German Chancellor Olaf Scholz’s government is facing an unexpected election early next year after the collapse of his coalition government, a development that could reshape the country’s climate policy direction.
Amid the upheaval, the chancellor will not travel to the COP29 climate summit in Azerbaijan, a government spokesperson told Politico last week. News broke of a political collapse in Germany following Scholz’s dismissal of Finance Minister Christian Lindner over disagreements on the economy, especially the 2025 budget and climate and energy policies.
Lindner’s dismissal ended the coalition government, which had included Scholz’s Social Democratic Party (SPD), Lindner’s pro-business Free Democratic Party (FDP), and the environment-focused Greens. The FDP withdrew from the coalition after Lindner’s ouster, leaving the government unable to function, reports The New York Times.
The collapse has implications for the country’s climate policy, which in August, received an “insufficient” rating from Climate Action Tracker, partly because the country’s coalition was too divided to take “comprehensive action across all sectors.” Lindner’s disagreement with climate and energy policies, detailed in a leaked policy paper he authored, contributed to the friction that broke the government, writes Clean Energy Wire.

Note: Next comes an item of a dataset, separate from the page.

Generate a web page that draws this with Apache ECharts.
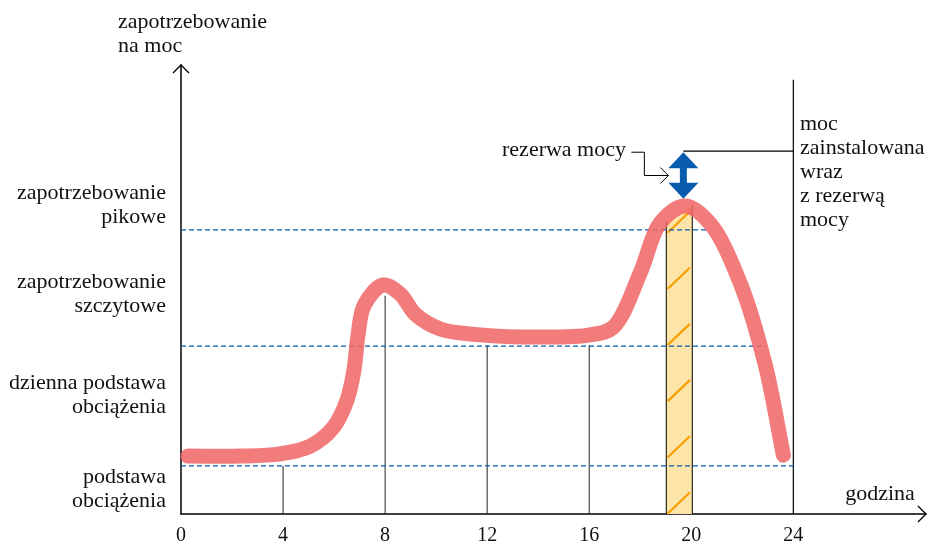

“The paper appears to position the FDP apart from its coalition,” Clean Energy Wire says. “Amongst other things, the party calls for relaxing a wide range of emissions reduction laws, reducing social security payments, lowering taxes, and doing away with Germany’s ‘unique path’ regarding climate policy, demands that are hardly reconcilable with core positions of the SPD and the Greens.”
The coming election is an opportunity for Germany to vote in a more decisive government, either for or against more ambitious climate action. A current front-runner for Scholz’s position is the Conservative opposition leader, Friedrich Merz, who “rejects environmentalism,” according to The Conversation.
Merz’s party—the Christian Democratic Union—was once headed by Angela Merkel, who set ambitious climate targets during her time as chancellor. But the party has since opposed regulatory efforts to phase out combustion engine cars and fossil-fuelled heating, maintaining that it supports a market-driven approach, Clean Energy Wire writes.
The government’s collapse casts uncertainty on several climate and energy plans, including an act that facilitates tenders for hydrogen-ready gas facilities, an effort to reform the electricity market for expanded renewable energy capacity, a carbon management strategy, a climate adaptation strategy, and measures for biomass and geothermal energy.
Scholz is expected to call a parliamentary vote of confidence on January 15, which would kickstart the next election cycle and give the government 60 days to hold an election. That plan places the vote in early March, but some stakeholders—including Merz, and Kerstin Andreae, head of Germany’s largest utility association—are calling for a more immediate snap election to ensure stability in the coming months.
The uncertainty following Lindner’s dismissal coincides with last week’s re-election of former president Donald Trump in the U.S. That result is placing the future of international climate efforts in doubt just as countries are meeting to negotiate climate commitments in Azerbaijan. Though Scholz himself is not attending, other German delegates’ attendance is unlikely to be affected by the collapse, Clean Energy Wire says.
Leaders of several other countries are also skipping the COP, including European Commission President Ursula von der Leyen, France’s Emmanuel Macron, Canadian Prime Minister Justin Trudeau, South Africa’s Cyril Ramaphosa, U.S. President Joe Biden, Brazilian President Luiz Inácio Lula da Silva, and Australian Prime Minister Anthony Albanese, reports Politico.